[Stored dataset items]

####

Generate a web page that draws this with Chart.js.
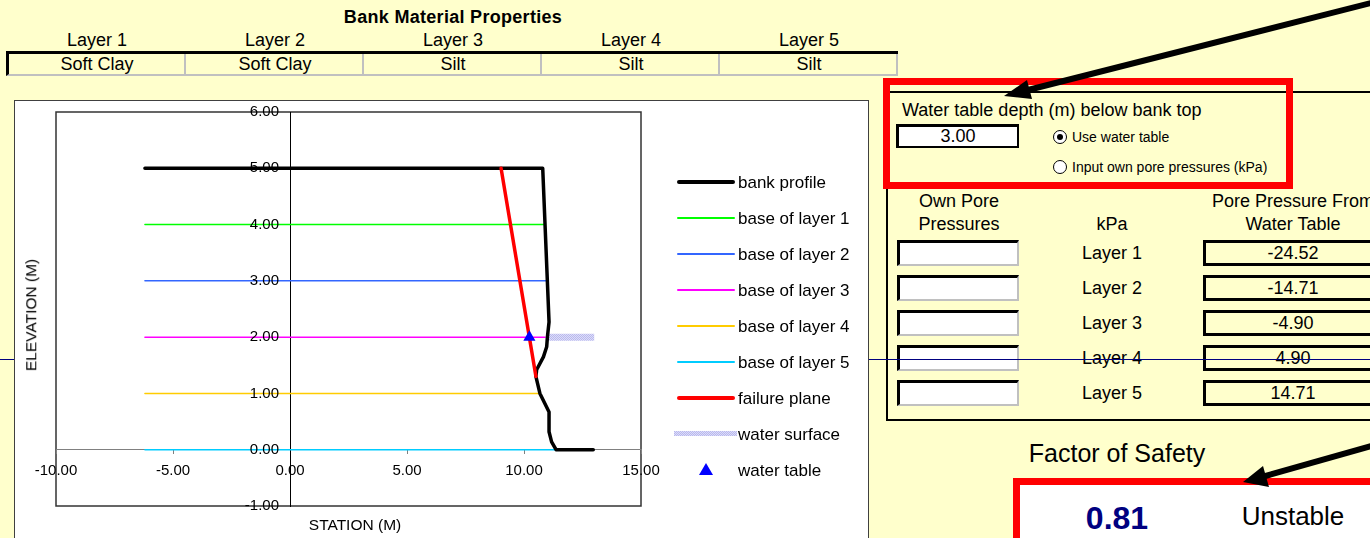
<!DOCTYPE html>
<html>
<head>
<meta charset="utf-8">
<title>Bank stability</title>
<script src="https://cdn.jsdelivr.net/npm/chart.js@4.4.0/dist/chart.umd.min.js"></script>
<style>
  body { margin: 0; background: #FFFFCC; font-family: "Liberation Sans", Arial, sans-serif; color: #000; }
  #page { position: relative; width: 1370px; height: 538px; overflow: hidden; }
  .t { position: absolute; white-space: nowrap; transform: translate(-50%, -50%); line-height: 1; }
  .tl { position: absolute; white-space: nowrap; transform: translateY(-50%); line-height: 1; }
  .abs { position: absolute; box-sizing: border-box; }
  .own { border-top: 3px solid #000; border-left: 3px solid #000; border-right: 2px solid #c0c0c0; border-bottom: 2px solid #c0c0c0; background: #fff; }
  .wt { border: 3px solid #000; background: #FFFFCC; }
  .radio { position: absolute; width: 14px; height: 14px; border-radius: 50%; border: 1px solid #000; background: #fff; box-sizing: border-box; }
</style>
</head>
<body>
<div id="page">
  <!-- top table -->
  <div class="t" style="left:453px;top:17px;font-size:18px;font-weight:bold;letter-spacing:0.3px">Bank Material Properties</div>
  <div id="topTable"></div>

  <!-- right panel -->
  <div class="abs" style="left:886px;top:91px;width:600px;height:330px;border-left:2px solid #000;border-top:2px solid #000;border-bottom:2px solid #000"></div>
  <div class="abs" style="left:883px;top:78px;width:410px;height:111px;border:7px solid #FF0000"></div>
  <div class="tl" style="left:902px;top:110px;font-size:18px">Water table depth (m) below bank top</div>
  <div class="abs" style="left:896px;top:124px;width:123px;height:24px;border:3px solid #000;border-right-width:2px;border-bottom-width:2px;background:#fff"></div>
  <div class="t" id="wtDepth" style="left:958px;top:136px;font-size:18px"></div>
  <div class="radio" style="left:1053px;top:130px"><div style="position:absolute;left:3px;top:3px;width:6px;height:6px;border-radius:50%;background:#000"></div></div>
  <div class="radio" style="left:1053px;top:160px"></div>
  <div class="tl" style="left:1072px;top:137px;font-size:14px">Use water table</div>
  <div class="tl" style="left:1072px;top:167px;font-size:14px">Input own pore pressures (kPa)</div>

  <div class="t" style="left:959px;top:201px;font-size:18px">Own Pore</div>
  <div class="t" style="left:959px;top:224px;font-size:18px">Pressures</div>
  <div class="t" style="left:1112px;top:224px;font-size:18px">kPa</div>
  <div class="t" style="left:1293px;top:201px;font-size:18px">Pore Pressure From</div>
  <div class="t" style="left:1293px;top:224px;font-size:18px">Water Table</div>
  <div id="poreRows"></div>

  <div class="t" style="left:1117px;top:453px;font-size:25px">Factor of Safety</div>
  <div class="abs" style="left:1013px;top:478px;width:420px;height:100px;border:7px solid #FF0000;background:#fff"></div>
  <div class="t" id="fos" style="left:1117px;top:518px;font-size:32px;font-weight:bold;color:#000080"></div>
  <div class="t" id="stab" style="left:1293px;top:516px;font-size:26px"></div>

  <!-- thin navy drawing line -->
  <div class="abs" style="left:0;top:359px;width:1370px;height:1px;background:#000080"></div>

  <!-- chart -->
  <div class="abs" style="left:14px;top:100px;width:855px;height:450px;border:1px solid #404040;background:#fff"></div>
  <div class="abs" style="left:15px;top:101px;width:852px;height:437px"><canvas id="c"></canvas></div>
  <div id="legend"></div>
  <div class="t" style="left:31px;top:315px;font-size:15.5px;transform:translate(-50%,-50%) rotate(-90deg)">ELEVATION (M)</div>
  <div class="t" style="left:355px;top:525px;font-size:15.5px">STATION (M)</div>

  <svg class="abs" style="left:0;top:0" width="1370" height="538">
    <line x1="1375" y1="2" x2="1024" y2="91" stroke="#000" stroke-width="6"/>
    <polygon points="1004,96 1032,99 1027,80" fill="#000"/>
    <line x1="1375" y1="445" x2="1262" y2="477" stroke="#000" stroke-width="6"/>
    <polygon points="1243,482 1269,487 1263,466" fill="#000"/>
  </svg>
</div>

<script>
// ---- data ----
const layerNames = ['Layer 1', 'Layer 2', 'Layer 3', 'Layer 4', 'Layer 5'];
const layerMaterials = ['Soft Clay', 'Soft Clay', 'Silt', 'Silt', 'Silt'];
const porePressureWT = ['-24.52', '-14.71', '-4.90', '4.90', '14.71'];
const waterTableDepth = '3.00';
const factorOfSafety = '0.81';
const stabilityText = 'Unstable';

const seriesLabels = ['bank profile', 'base of layer 1', 'base of layer 2', 'base of layer 3',
  'base of layer 4', 'base of layer 5', 'failure plane', 'water surface', 'water table'];

const bankX = [-6.2, 10.8, 11.07, 11.0, 10.97, 10.83, 10.54, 10.51, 10.68, 11.07, 11.07, 11.18, 11.37, 12.96];
const bankY = [5.0, 5.0, 2.27, 2.0, 1.83, 1.65, 1.42, 1.30, 1.0, 0.67, 0.32, 0.14, 0.0, 0.0];

const layerBaseY = [4, 3, 2, 1, 0];
const layerStartX = [-6.2, -6.2, -6.2, -6.2, -6.2];
const layerEndX = [10.9, 11.0, 10.9, 10.7, 11.4];
const layerColors = ['#00FF00', '#3366FF', '#FF00FF', '#FFCC00', '#00CCFF'];

const failureX = [9.02, 10.51];
const failureY = [5.0, 1.30];
const waterSurfaceX = [10.95, 13.0];
const waterSurfaceY = [2.0, 2.0];
const waterTableX = [10.23];
const waterTableY = [2.0];

const xTicks = [-10, -5, 0, 5, 10, 15];
const yTicks = [-1, 0, 1, 2, 3, 4, 5, 6];

// ---- page text ----
var topTable = document.getElementById('topTable');
var html = '<div class="abs" style="left:6px;top:51px;width:892px;height:25px;border-top:3px solid #000;border-left:3px solid #000;border-bottom:2px solid #c0c0c0"></div>';
for (let i = 0; i < layerNames.length; i++) {
  let cx = 97 + 178 * i;
  html += '<div class="t" style="left:' + cx + 'px;top:40px;font-size:18px">' + layerNames[i] + '</div>';
  html += '<div class="abs" style="left:' + (184 + 178 * i) + 'px;top:54px;width:2px;height:22px;background:#c0c0c0"></div>';
  html += '<div class="t" style="left:' + cx + 'px;top:64px;font-size:18px">' + layerMaterials[i] + '</div>';
}
topTable.innerHTML = html;

html = '';
for (let i = 0; i < layerNames.length; i++) {
  let y = 240 + 35 * i;
  html += '<div class="abs own" style="left:897px;top:' + y + 'px;width:122px;height:26px"></div>';
  html += '<div class="abs wt" style="left:1203px;top:' + y + 'px;width:300px;height:26px"></div>';
  html += '<div class="t" style="left:1112px;top:' + (y + 13) + 'px;font-size:18px">' + layerNames[i] + '</div>';
  html += '<div class="t" style="left:1293px;top:' + (y + 13) + 'px;font-size:18px">' + porePressureWT[i] + '</div>';
}
document.getElementById('poreRows').innerHTML = html;
document.getElementById('wtDepth').textContent = waterTableDepth;
document.getElementById('fos').textContent = factorOfSafety;
document.getElementById('stab').textContent = stabilityText;

// ---- chart ----
const pts = (xs, ys) => xs.map((x, i) => ({x: x, y: ys[i]}));

var pat = document.createElement('canvas');
pat.width = 2; pat.height = 2;
var pc = pat.getContext('2d');
pc.fillStyle = '#DDDDF8'; pc.fillRect(0, 0, 2, 2);
pc.fillStyle = '#B8B8EE'; pc.fillRect(0, 0, 1, 1); pc.fillRect(1, 1, 1, 1);
var ctx = document.getElementById('c');
const waterPattern = ctx.getContext('2d').createPattern(pat, 'repeat');

const datasets = [];
datasets.push({label: seriesLabels[0], data: pts(bankX, bankY), borderColor: '#000', borderWidth: 3.5, order: 2});
layerBaseY.forEach((y, i) => {
  datasets.push({label: seriesLabels[i + 1], data: pts([layerStartX[i], layerEndX[i]], [y, y]),
    borderColor: layerColors[i], borderWidth: 1.5, order: 4});
});
datasets.push({label: seriesLabels[6], data: pts(failureX, failureY), borderColor: '#FF0000', borderWidth: 3.5, order: 1});
datasets.push({label: seriesLabels[7], data: pts(waterSurfaceX, waterSurfaceY), borderColor: waterPattern,
  borderWidth: 7, borderCapStyle: 'butt', order: 3});
datasets.push({label: seriesLabels[8], data: pts(waterTableX, waterTableY), showLine: false,
  pointStyle: 'triangle', pointRadius: 7, backgroundColor: '#0000FF', borderColor: '#0000FF', borderWidth: 0, order: 0});

const tickFont = {family: '"Liberation Sans", Arial, sans-serif', size: 15};

// plot frame behind everything
const framePlugin = {
  id: 'frame',
  beforeDraw(chart) {
    const c = chart.ctx, a = chart.chartArea;
    c.save();
    c.strokeStyle = '#333';
    c.lineWidth = 1.5;
    c.strokeRect(a.left, a.top, a.right - a.left, a.bottom - a.top);
    c.restore();
  }
};

// y labels sit left of the x=0 axis with a gap, like the excel chart
const yLabelPlugin = {
  id: 'yLabels',
  afterDatasetsDraw(chart) {
    const c = chart.ctx, ys = chart.scales.y, xs = chart.scales.x;
    const x0 = xs.getPixelForValue(0) - 11;
    c.save();
    c.font = tickFont.size + 'px ' + tickFont.family;
    c.fillStyle = '#000';
    c.textAlign = 'right';
    c.textBaseline = 'middle';
    ys.ticks.forEach(t => c.fillText(t.value.toFixed(2), x0, ys.getPixelForValue(t.value)));
    c.restore();
  }
};

var myChart = new Chart(ctx, {
  type: 'scatter',
  data: {datasets: datasets},
  options: {
    responsive: true,
    maintainAspectRatio: false,
    animation: false,
    layout: {autoPadding: false, padding: {left: 41, top: 11, right: 226, bottom: 32}},
    elements: {
      point: {radius: 0},
      line: {tension: 0, borderJoinStyle: 'round', borderCapStyle: 'round'}
    },
    datasets: {scatter: {showLine: true}},
    plugins: {legend: {display: false}, tooltip: {enabled: false}},
    scales: {
      x: {
        type: 'linear', min: -10, max: 15, position: {y: 0},
        afterBuildTicks: s => { s.ticks = xTicks.map(v => ({value: v})); },
        ticks: {callback: v => v.toFixed(2), font: tickFont, color: '#000', padding: 8, autoSkip: false, maxRotation: 0},
        grid: {drawOnChartArea: false, drawTicks: true, tickLength: 4, color: '#808080'},
        border: {color: '#808080', width: 1}
      },
      y: {
        type: 'linear', min: -1, max: 6, position: {x: 0},
        afterBuildTicks: s => { s.ticks = yTicks.map(v => ({value: v})); },
        ticks: {display: false},
        grid: {drawOnChartArea: false, drawTicks: false},
        border: {color: '#000', width: 1}
      }
    }
  },
  plugins: [framePlugin, yLabelPlugin]
});

// ---- legend (html, built from the datasets) ----
var legend = document.getElementById('legend');
html = '';
datasets.forEach((ds, i) => {
  let cy = 182 + 36 * i;
  let sw;
  if (ds.pointStyle === 'triangle') {
    sw = '<svg class="abs" style="left:699px;top:' + (cy - 7) + 'px" width="14" height="12"><polygon points="7,0 14,12 0,12" fill="' + ds.backgroundColor + '"/></svg>';
  } else if (ds.borderColor === waterPattern) {
    sw = '<div class="abs" style="left:674px;top:' + (cy - 3) + 'px;width:63px;height:5px;background-image:url(' + pat.toDataURL() + ')"></div>';
  } else {
    let h = ds.borderWidth;
    sw = '<div class="abs" style="left:677px;top:' + (cy - h / 2) + 'px;width:58px;height:' + h + 'px;background:' + ds.borderColor + ';border-radius:2px"></div>';
  }
  html += sw + '<div class="tl" style="left:738px;top:' + cy + 'px;font-size:17px">' + ds.label + '</div>';
});
legend.innerHTML = html;
</script>
</body>
</html>
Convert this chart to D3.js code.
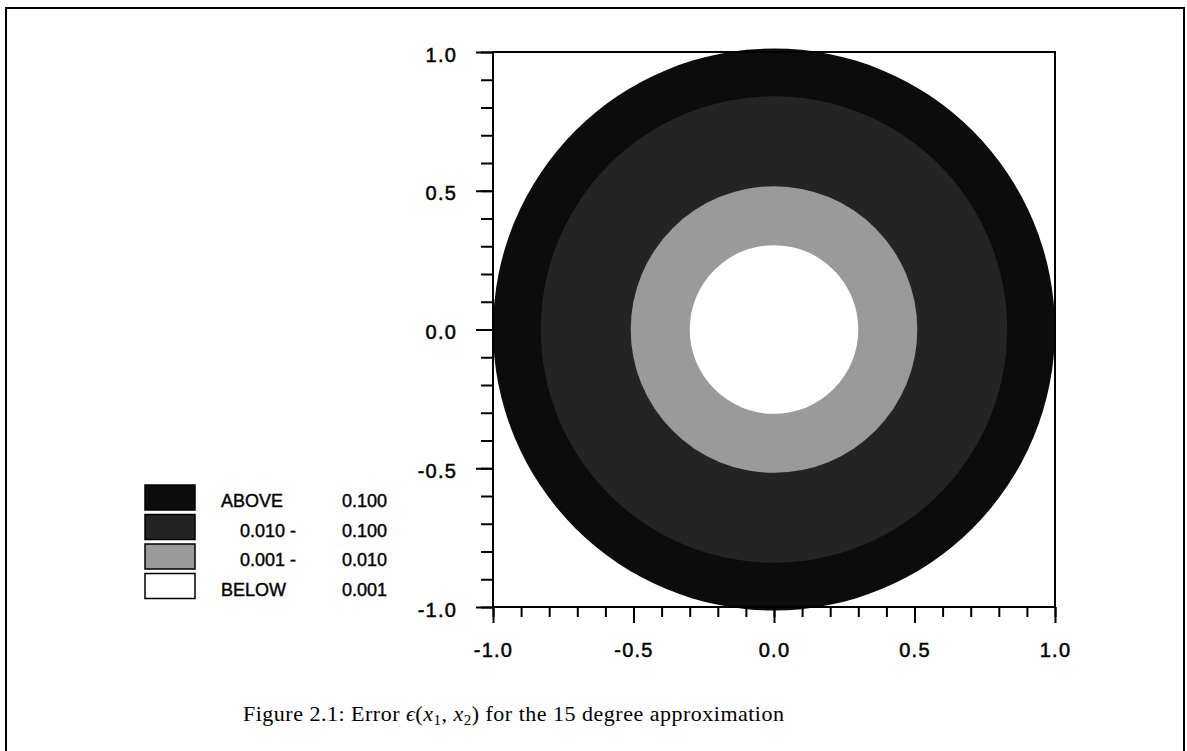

####

§ **GOAL**
Copy every line above that includes the string "with".

§ **CORRECT RESPONSE**
Generate a web page that draws this with Chart.js.
// y labels sit left of the x=0 axis with a gap, like the excel chart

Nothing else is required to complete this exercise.